Suppose $H$ is a Hilbert Space. Let $M \subset H$ be a closed linear subspace that is not reduced to $\{0\}$, $f \in H, f \not \in M^{\perp}$, prove that there exists a unique $u \in M$ such that \begin{equation*} u \in M, \|u\| = 1, (f,u) = \inf_{v \in M, \|v\| = 1}(f,v) \end{equation*}
Is there a version in a Banach space without inner product structure (we can assume $f \in H^*$)
On
First observe that $t(u) =(f,u)$ is continuous linear functional defined on $H.$ Then observe that $$\inf_{||v||=1 , v\in M} t(v) =\inf_{||v||\leq 1 , v\in M} t(v) . $$ Then observe that $(M , (,))$ is with the scalar product induced from $H$ is again a Hilbert space and hence reflexive with the unit ball $B=\{x\in M: ||x||\leq 1\}.$ But in the reflexive spaces the unit ball is compact in the weak topology and every linear continuous functional on reflexive space is weak continuous. So since $t$ is continuous function on compact set $B$ there is an $u\in B$ such that $t(u) =\inf_{v\in B} t(v).$ But since $t$ is linear therefore must $||u||=1.$
There are counter-examples, that is, there are continuous linear functionals on Banach spaces such that the supremum in the definition of the norm of a functional is not attained.

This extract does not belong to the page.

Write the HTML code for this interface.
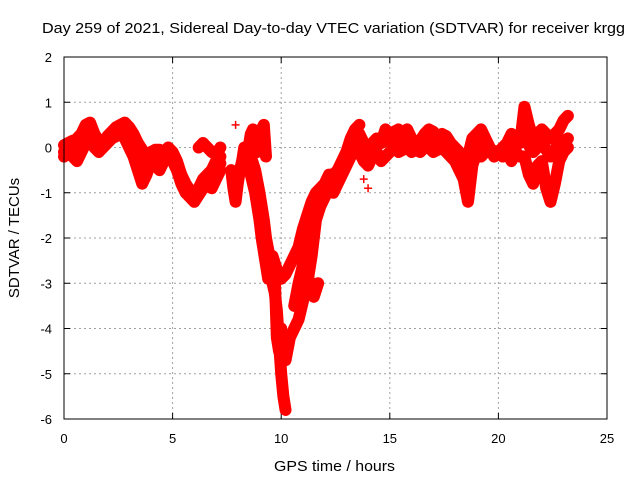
<!DOCTYPE html>
<html><head><meta charset="utf-8"><style>
body{margin:0;background:#fff}
svg{display:block;font-family:"Liberation Sans",sans-serif}
</style></head><body>
<svg id="chart" width="640" height="480">
<text x="42" y="33" font-size="15" textLength="583" lengthAdjust="spacingAndGlyphs">Day 259 of 2021, Sidereal Day-to-day VTEC variation (SDTVAR) for receiver krgg</text>
<text x="274" y="471" font-size="15" textLength="121" lengthAdjust="spacingAndGlyphs">GPS time / hours</text>
<text transform="translate(19,238) rotate(-90)" text-anchor="middle" font-size="15">SDTVAR / TECUs</text>
<g id="grid"></g><g id="ticks"></g><g id="marks"></g>
<rect x="64" y="57" width="543" height="362" fill="none" stroke="#000" stroke-width="1"/>
</svg>
<script>
const xTicks=[0,5,10,15,20,25];
const yTicks=[2,1,0,-1,-2,-3,-4,-5,-6];
const trackA=[[0,-0.1],[0.2,0.1],[0.4,0.0],[0.6,0.2],[0.8,0.3],[1.0,0.5],[1.2,0.55],[1.4,0.3],[1.6,0.15],[1.8,0.1],[2.0,0.25],[2.2,0.35],[2.4,0.45],[2.6,0.5],[2.8,0.55],[3.0,0.45],[3.2,0.3],[3.4,0.1],[3.6,-0.05],[3.8,-0.2],[4.0,-0.1],[4.2,-0.05],[4.4,-0.05],[4.6,-0.1],[4.8,0.0],[5.0,-0.1],[5.2,-0.3],[5.4,-0.6],[5.6,-0.8],[5.8,-0.95],[6.0,-1.0],[6.2,-0.9],[6.4,-0.7],[6.6,-0.6],[6.8,-0.5],[7.0,-0.3],[7.2,-0.2]];
const trackB=[[0,-0.2],[0.2,-0.1],[0.4,-0.2],[0.6,-0.3],[0.8,-0.1],[1.0,0.1],[1.2,0.2],[1.4,0.0],[1.6,-0.1],[1.8,0.0],[2.0,0.1],[2.2,0.2],[2.4,0.25],[2.6,0.3],[2.8,0.2],[3.0,0.0],[3.2,-0.2],[3.4,-0.5],[3.6,-0.8],[3.8,-0.6],[4.0,-0.3],[4.2,-0.4],[4.4,-0.5],[4.6,-0.3],[4.8,-0.2],[5.0,-0.3],[5.2,-0.5],[5.4,-0.8],[5.6,-1.0],[5.8,-1.1],[6.0,-1.2],[6.2,-1.05],[6.4,-0.9],[6.6,-0.85],[6.8,-0.9],[7.0,-0.7],[7.2,-0.5]];
const trackK=[[0,0.05],[0.4,0.15],[0.8,0.15],[1.2,0.35],[1.6,0.05],[2.0,0.2],[2.4,0.35],[2.8,0.4],[3.2,0.1],[3.6,-0.3],[4.0,-0.2],[4.4,-0.3],[4.8,-0.1],[5.2,-0.4],[5.6,-0.9],[6.0,-1.1],[6.4,-0.8],[6.8,-0.7],[7.2,-0.35]];
const trackC=[[6.2,0.0],[6.4,0.1],[6.6,0.0],[6.8,-0.1],[7.0,-0.15],[7.2,0.0]];
const trackD=[[7.7,-0.5],[7.8,-0.9],[7.9,-1.2],[8.0,-0.8],[8.1,-0.5],[8.2,-0.3],[8.3,0.0],[8.4,-0.2],[8.5,-0.4],[8.6,-0.6],[8.7,-0.8],[8.8,-1.0],[8.9,-1.3],[9.0,-1.6],[9.1,-2.0],[9.2,-2.3],[9.3,-2.6],[9.4,-2.9],[9.5,-2.8],[9.6,-3.0],[9.7,-3.2],[9.8,-3.6],[9.9,-4.3],[10.0,-5.0],[10.1,-5.5],[10.2,-5.8]];
const trackL=[[8.6,-0.2],[8.8,-0.5],[9.0,-1.0],[9.2,-1.6],[9.3,-2.0],[9.5,-2.5],[9.7,-2.8],[9.8,-4.2],[9.9,-4.5],[10.0,-4.0]];
const trackE=[[8.5,0.0],[8.6,0.3],[8.7,0.4],[8.8,0.1],[8.9,-0.1],[9.0,0.2],[9.1,0.4],[9.2,0.5],[9.3,-0.2]];
const trackF=[[9.6,-2.4],[9.8,-2.7],[10.0,-2.9],[10.2,-2.8],[10.4,-2.6],[10.6,-2.4],[10.8,-2.2],[11.0,-1.8],[11.2,-1.5],[11.4,-1.2],[11.6,-1.0],[11.8,-0.9],[12.0,-0.8],[12.2,-0.6],[12.4,-0.6],[12.6,-0.5],[12.8,-0.3],[13.0,-0.1],[13.2,0.2],[13.4,0.4],[13.6,0.5]];
const trackG=[[9.8,-4.0],[10.0,-4.3],[10.2,-4.7],[10.4,-4.2],[10.6,-4.0],[10.8,-3.8],[11.0,-3.4],[11.2,-3.0],[11.4,-2.4],[11.6,-1.6],[11.8,-1.3],[12.0,-1.1],[12.2,-0.9],[12.4,-1.0],[12.6,-0.8],[12.8,-0.6],[13.0,-0.4],[13.2,-0.2],[13.4,0.0]];
const trackH=[[10.9,-2.0],[11.1,-2.5],[11.3,-3.0],[11.5,-3.3],[11.7,-3.0]];
const trackM=[[10.6,-3.5],[10.8,-3.0],[11.0,-2.6],[11.2,-2.2],[11.4,-1.8],[11.6,-1.4],[11.8,-1.1]];
const trackI=[[13.6,0.3],[13.8,0.1],[14.0,0.0],[14.2,0.1],[14.4,0.2],[14.6,0.1],[14.8,0.4],[15.0,0.3],[15.2,0.35],[15.4,0.4],[15.6,0.3],[15.8,0.4],[16.0,0.2],[16.2,0.1],[16.4,0.15],[16.6,0.3],[16.8,0.4],[17.0,0.35],[17.2,0.2],[17.4,0.3],[17.6,0.25],[17.8,0.1],[18.0,0.0],[18.2,-0.1],[18.4,-0.5],[18.6,-0.2],[18.8,0.2],[19.0,0.3],[19.2,0.4],[19.4,0.2],[19.6,0.0],[19.8,-0.2],[20.0,-0.1],[20.2,0.0],[20.4,0.1],[20.6,0.3],[20.8,0.2],[21.0,0.1],[21.2,0.9],[21.4,0.5],[21.6,0.2],[21.8,0.3],[22.0,0.4],[22.2,0.3],[22.4,0.2],[22.6,0.3],[22.8,0.4],[23.0,0.6],[23.2,0.7]];
const trackN=[[13.6,0.1],[14.0,-0.1],[14.4,0.05],[14.8,0.15],[15.2,0.2],[15.6,0.15],[16.0,0.05],[16.4,0.05],[16.8,0.2],[17.2,0.1],[17.6,0.1],[18.0,-0.1],[18.4,-0.3],[18.8,0.0],[19.2,0.1],[19.6,-0.05],[20.0,-0.1],[20.4,0.0],[20.8,0.1],[21.2,0.2],[21.6,-0.1],[22.0,0.1],[22.4,-0.2],[22.8,0.1],[23.2,0.2]];
const trackJ=[[13.6,-0.1],[13.8,-0.3],[14.0,-0.4],[14.2,-0.2],[14.4,-0.1],[14.6,-0.3],[14.8,-0.2],[15.0,-0.1],[15.2,0.0],[15.4,-0.1],[15.6,-0.05],[15.8,0.0],[16.0,-0.1],[16.2,-0.05],[16.4,-0.1],[16.6,0.0],[16.8,0.0],[17.0,-0.1],[17.2,-0.05],[17.4,0.0],[17.6,-0.1],[17.8,-0.2],[18.0,-0.3],[18.2,-0.5],[18.4,-0.7],[18.6,-1.2],[18.8,-0.4],[19.0,-0.1],[19.2,-0.2],[19.4,-0.1],[19.6,-0.1],[19.8,-0.1],[20.0,-0.1],[20.2,-0.2],[20.4,-0.1],[20.6,-0.3],[20.8,-0.1],[21.0,-0.2],[21.2,-0.2],[21.4,-0.6],[21.6,-0.8],[21.8,-0.4],[22.0,-0.3],[22.2,-0.9],[22.4,-1.2],[22.6,-0.8],[22.8,-0.3],[23.0,-0.1],[23.2,0.0]];
const strays=[[7.9,0.5],[13.8,-0.7],[14.0,-0.9],[18.5,-1.2]];
const tracks=[trackA,trackB,trackK,trackC,trackD,trackL,trackE,trackF,trackG,trackH,trackM,trackI,trackN,trackJ];

const NS="http://www.w3.org/2000/svg";
const X0=64,X1=607,Y0=419,Y1=57;
function sx(t){return X0+(t-0)/(25-0)*(X1-X0);}
function sy(v){return Y0-(v+6)/(2+6)*(Y0-Y1);}
function mk(tag,attrs,parent){const e=document.createElementNS(NS,tag);for(const k in attrs)e.setAttribute(k,attrs[k]);parent.appendChild(e);return e;}
const grid=document.getElementById('grid'),ticks=document.getElementById('ticks'),marks=document.getElementById('marks');
xTicks.forEach(t=>{
  const x=sx(t);
  if(t>0&&t<25){const g=mk('line',{x1:x,x2:x,y1:Y1,y2:Y0,stroke:'#a0a0a0','stroke-dasharray':'2,3'},grid);
  
  }
  mk('line',{x1:x,x2:x,y1:Y0,y2:Y0-6,stroke:'#000'},ticks);
  mk('line',{x1:x,x2:x,y1:Y1,y2:Y1+6,stroke:'#000'},ticks);
  const l=mk('text',{x:x,y:443,'text-anchor':'middle','font-size':'13'},ticks);
  l.textContent=t;
  
  
});
yTicks.forEach(v=>{
  const y=sy(v);
  if(v<2&&v>-6){const g=mk('line',{x1:X0,x2:X1,y1:y,y2:y,stroke:'#a0a0a0','stroke-dasharray':'2,3'},grid);
  
  }
  mk('line',{x1:X0,x2:X0+6,y1:y,y2:y,stroke:'#000'},ticks);
  mk('line',{x1:X1,x2:X1-6,y1:y,y2:y,stroke:'#000'},ticks);
  const l=mk('text',{x:52,y:y+5,'text-anchor':'end','font-size':'13'},ticks);
  l.textContent=v;
  
  
});
function plus(t,v){
  const x=sx(t),y=sy(v);
  const p=mk('path',{d:`M${x-4},${y}H${x+4}M${x},${y-4}V${y+4}`,stroke:'#f00','stroke-width':'1.5',fill:'none'},marks);
  
  
}
tracks.forEach(tr=>{
  const pl=mk('polyline',{points:tr.map(p=>sx(p[0])+','+sy(p[1])).join(' '),stroke:'#f00','stroke-width':'12',fill:'none','stroke-linejoin':'round','stroke-linecap':'round'},marks);
  
  
  tr.forEach(p=>plus(p[0],p[1]));
});
strays.forEach(p=>plus(p[0],p[1]));
</script>
</body></html>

For example, on the Banach space $c_0$, consider the linear functional $$ f(x) = \sum_{i=1}^\infty 2^{-i}x_i. $$ It is not hard to show that $\Vert f\Vert=1$, but there is no $x$ in $c_0$ such that $\Vert x\Vert=1$, and $|f(x)|=1$. The missing $x$ wants to be $(1,1,1,\ldots)$ but of course it cannot.
The result you are looking for holds for reflexive Banach spaces (see MotylaNogaTomkaMazu's answer) and in fact, only for reflexive spaces. This is the content of James' Theorem [1] which says that if every continuous linear functional on $E$ attains its norm, then $E$ is reflexive.
After James' Theorem appeared, the notion of subreflexivity was proposed to refer to Banach spaces such that the set of norm-attaining linear functionals is dense in the dual. However Bishop and Phelps [2] proved that every Banach space is subreflexive so the term subreflexive fell from grace!
[1] James, Robert C., "Reflexivity and the supremum of linear functionals", Ann. of Math., 66 (1957), 159–169.
[2] Bishop, Errett and Phelps, R. R., "A proof that every Banach space is subreflexive", Bulletin of the American Mathematical Society, 67 (1961), 97–98.